Forward Looking Statements

Certain statements in this press release may be considered “forward-looking statements,” such as statements relating to the impact of this transaction on FedEx and TNT Express. Forward-looking statements include those preceded by, followed by or that include the words “anticipated,” “expected” or similar expressions. These forward-looking statements speak only as of the date of this release. Although FedEx and TNT Express believe that the assumptions upon which their respective financial information and their respective forward-looking statements are based are reasonable, they can give no assurance that these forward-looking statements will prove to be correct. Forward-looking statements are subject to risks, uncertainties and other factors that could cause actual results to differ materially from historical experience or from future results expressed or implied by such forward-looking statements. Potential risks and uncertainties include, but are not limited to, receipt of regulatory approvals without unexpected delays or conditions, FedEx’s ability to successfully operate TNT Express without disruption to its other business activities, FedEx’s ability to achieve the anticipated results from the acquisition of TNT Express, the effects of competition (in particular the response to the transaction in the marketplace), economic conditions in the global markets in which FedEx and TNT Express operate, and other factors that can be found in FedEx’s and its subsidiaries’ and TNT Express press releases and public filings.

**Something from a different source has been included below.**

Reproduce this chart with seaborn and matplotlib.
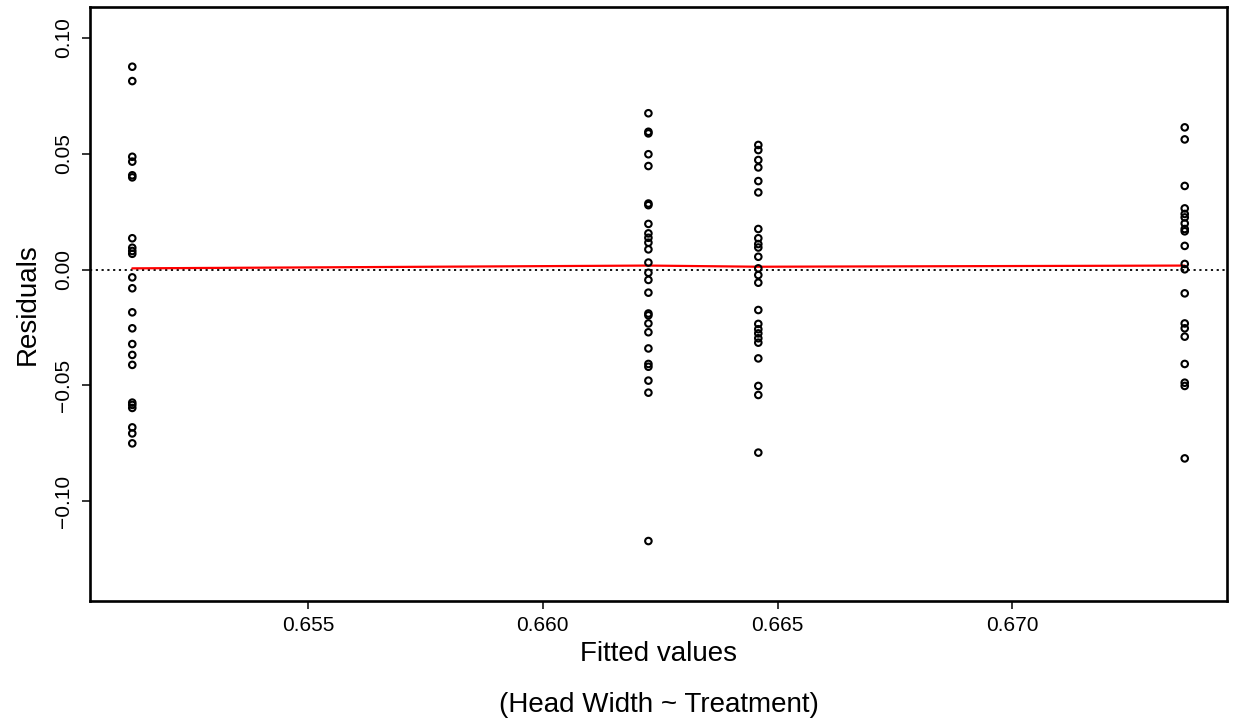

Neither FedEx nor TNT Express, nor any of their advisors, accepts any responsibility for any financial information contained in this press release relating to the business, results of operations or financial condition of the other or their respective groups. Each of FedEx and TNT Express expressly disclaims any obligation or undertaking to disseminate any updates or revisions to any forward-looking statements contained herein to reflect any change in the expectations with regard thereto or any change in events, conditions or circumstances on which any such statement is based.